*Goal*.
Each line that holds the word "this" should be returned.

A run of records
◆ ◆ ◆ ◆

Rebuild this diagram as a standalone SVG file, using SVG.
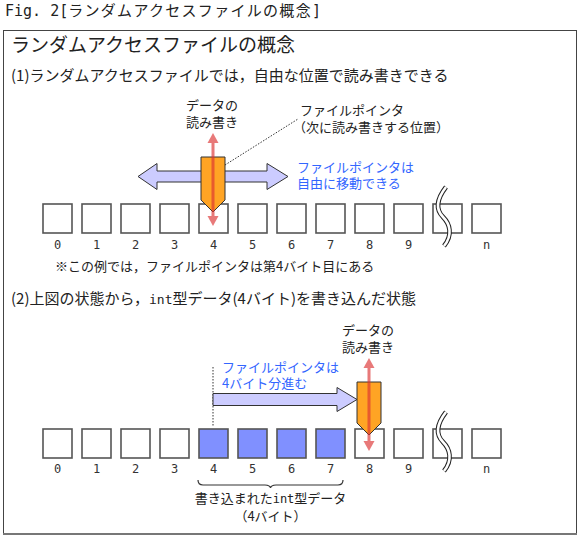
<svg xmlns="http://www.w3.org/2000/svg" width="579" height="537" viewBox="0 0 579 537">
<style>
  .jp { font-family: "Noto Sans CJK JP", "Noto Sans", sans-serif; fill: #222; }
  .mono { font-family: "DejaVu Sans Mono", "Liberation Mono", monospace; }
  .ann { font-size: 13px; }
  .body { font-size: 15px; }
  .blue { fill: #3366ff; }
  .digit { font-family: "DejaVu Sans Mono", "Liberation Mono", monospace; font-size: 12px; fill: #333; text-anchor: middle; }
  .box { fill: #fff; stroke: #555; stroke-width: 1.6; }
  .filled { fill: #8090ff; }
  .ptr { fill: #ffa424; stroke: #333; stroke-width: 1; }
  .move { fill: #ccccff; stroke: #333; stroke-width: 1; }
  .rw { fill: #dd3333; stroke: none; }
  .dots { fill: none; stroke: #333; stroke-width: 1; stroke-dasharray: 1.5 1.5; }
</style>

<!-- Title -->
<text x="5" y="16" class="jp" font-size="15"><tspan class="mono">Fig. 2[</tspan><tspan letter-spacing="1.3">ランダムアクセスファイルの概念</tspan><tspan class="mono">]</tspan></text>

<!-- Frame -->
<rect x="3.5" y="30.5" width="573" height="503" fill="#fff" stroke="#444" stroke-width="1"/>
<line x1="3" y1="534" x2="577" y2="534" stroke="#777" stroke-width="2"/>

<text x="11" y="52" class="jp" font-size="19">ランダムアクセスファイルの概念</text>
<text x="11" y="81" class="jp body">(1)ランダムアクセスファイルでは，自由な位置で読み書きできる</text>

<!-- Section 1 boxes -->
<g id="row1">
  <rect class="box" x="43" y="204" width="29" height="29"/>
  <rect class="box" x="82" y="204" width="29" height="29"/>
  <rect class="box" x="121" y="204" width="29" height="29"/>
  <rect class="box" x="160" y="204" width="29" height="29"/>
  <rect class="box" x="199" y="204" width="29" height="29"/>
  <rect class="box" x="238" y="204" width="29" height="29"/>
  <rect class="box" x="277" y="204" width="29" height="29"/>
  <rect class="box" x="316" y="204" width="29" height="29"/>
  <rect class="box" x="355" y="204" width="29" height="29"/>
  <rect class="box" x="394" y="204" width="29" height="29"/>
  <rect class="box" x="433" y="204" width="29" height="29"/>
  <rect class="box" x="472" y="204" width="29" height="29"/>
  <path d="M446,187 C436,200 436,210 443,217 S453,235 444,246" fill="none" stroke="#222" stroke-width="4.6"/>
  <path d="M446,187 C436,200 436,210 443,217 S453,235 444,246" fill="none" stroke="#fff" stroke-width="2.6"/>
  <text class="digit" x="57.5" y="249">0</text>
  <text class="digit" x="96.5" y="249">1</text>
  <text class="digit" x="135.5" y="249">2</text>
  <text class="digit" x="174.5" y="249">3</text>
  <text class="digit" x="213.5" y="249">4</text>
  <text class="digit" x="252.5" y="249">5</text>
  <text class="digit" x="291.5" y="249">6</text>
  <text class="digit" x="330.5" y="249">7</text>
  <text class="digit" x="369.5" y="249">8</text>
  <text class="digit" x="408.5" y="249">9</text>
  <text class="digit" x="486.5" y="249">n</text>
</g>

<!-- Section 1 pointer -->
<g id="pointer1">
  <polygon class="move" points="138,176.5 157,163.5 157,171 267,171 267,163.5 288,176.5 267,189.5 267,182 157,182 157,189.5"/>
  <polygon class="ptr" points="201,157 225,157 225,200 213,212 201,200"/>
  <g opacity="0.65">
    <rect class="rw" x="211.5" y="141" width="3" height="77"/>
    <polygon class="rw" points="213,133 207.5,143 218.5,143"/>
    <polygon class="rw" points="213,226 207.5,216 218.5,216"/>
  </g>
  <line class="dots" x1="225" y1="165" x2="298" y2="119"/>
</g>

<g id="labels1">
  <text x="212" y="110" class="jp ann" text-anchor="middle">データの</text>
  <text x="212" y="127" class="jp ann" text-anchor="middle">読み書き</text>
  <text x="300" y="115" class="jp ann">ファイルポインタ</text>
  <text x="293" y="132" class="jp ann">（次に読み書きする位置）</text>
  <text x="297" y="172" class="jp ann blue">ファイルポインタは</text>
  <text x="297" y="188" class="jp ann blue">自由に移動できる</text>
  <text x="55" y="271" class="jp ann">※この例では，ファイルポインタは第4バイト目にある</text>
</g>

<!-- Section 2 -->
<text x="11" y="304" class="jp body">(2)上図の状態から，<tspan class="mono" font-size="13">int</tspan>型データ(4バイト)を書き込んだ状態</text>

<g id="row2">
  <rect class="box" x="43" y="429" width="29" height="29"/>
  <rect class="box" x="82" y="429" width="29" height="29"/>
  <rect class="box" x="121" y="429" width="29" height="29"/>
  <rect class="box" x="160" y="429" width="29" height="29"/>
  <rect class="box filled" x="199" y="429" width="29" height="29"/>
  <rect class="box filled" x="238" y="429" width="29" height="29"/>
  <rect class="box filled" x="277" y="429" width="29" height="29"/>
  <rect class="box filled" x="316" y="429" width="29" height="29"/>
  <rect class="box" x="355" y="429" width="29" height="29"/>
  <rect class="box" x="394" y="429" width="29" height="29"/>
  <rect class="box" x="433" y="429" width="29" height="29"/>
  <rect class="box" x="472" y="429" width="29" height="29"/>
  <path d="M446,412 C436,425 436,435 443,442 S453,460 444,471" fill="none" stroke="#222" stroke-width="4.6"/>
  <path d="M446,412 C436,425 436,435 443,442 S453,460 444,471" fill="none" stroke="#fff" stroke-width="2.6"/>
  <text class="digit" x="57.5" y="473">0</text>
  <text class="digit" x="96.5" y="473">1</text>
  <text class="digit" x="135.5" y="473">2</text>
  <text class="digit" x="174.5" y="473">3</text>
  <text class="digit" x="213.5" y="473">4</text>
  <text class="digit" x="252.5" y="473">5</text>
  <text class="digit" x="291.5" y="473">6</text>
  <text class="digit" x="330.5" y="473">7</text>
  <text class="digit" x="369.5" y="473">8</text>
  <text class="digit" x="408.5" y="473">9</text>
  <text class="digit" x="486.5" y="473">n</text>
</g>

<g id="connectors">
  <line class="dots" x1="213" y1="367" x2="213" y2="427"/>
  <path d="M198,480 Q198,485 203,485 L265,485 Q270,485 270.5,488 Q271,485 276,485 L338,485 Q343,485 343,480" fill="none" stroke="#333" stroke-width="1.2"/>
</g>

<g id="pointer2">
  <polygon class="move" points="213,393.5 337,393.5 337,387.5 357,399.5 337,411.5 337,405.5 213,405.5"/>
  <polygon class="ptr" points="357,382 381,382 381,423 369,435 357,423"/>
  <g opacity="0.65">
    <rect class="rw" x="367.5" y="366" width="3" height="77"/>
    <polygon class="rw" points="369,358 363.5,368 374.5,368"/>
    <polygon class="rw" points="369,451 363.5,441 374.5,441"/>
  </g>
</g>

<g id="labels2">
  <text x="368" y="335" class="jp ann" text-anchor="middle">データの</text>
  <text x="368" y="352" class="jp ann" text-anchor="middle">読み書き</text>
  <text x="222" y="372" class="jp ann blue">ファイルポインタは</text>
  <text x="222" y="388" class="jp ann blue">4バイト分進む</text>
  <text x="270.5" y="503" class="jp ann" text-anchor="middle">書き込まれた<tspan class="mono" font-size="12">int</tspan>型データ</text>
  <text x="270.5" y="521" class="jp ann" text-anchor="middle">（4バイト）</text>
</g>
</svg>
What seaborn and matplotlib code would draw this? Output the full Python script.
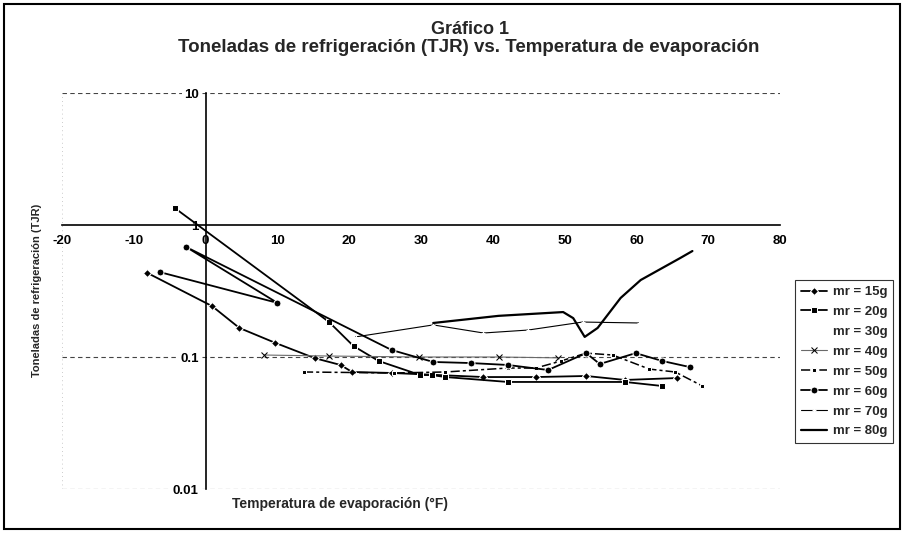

◆ ◆ ◆ ◆

*Exercise answer*.
Rebuild this diagram as a standalone SVG file, using SVG.
What seaborn and matplotlib code would draw this? Output the full Python script.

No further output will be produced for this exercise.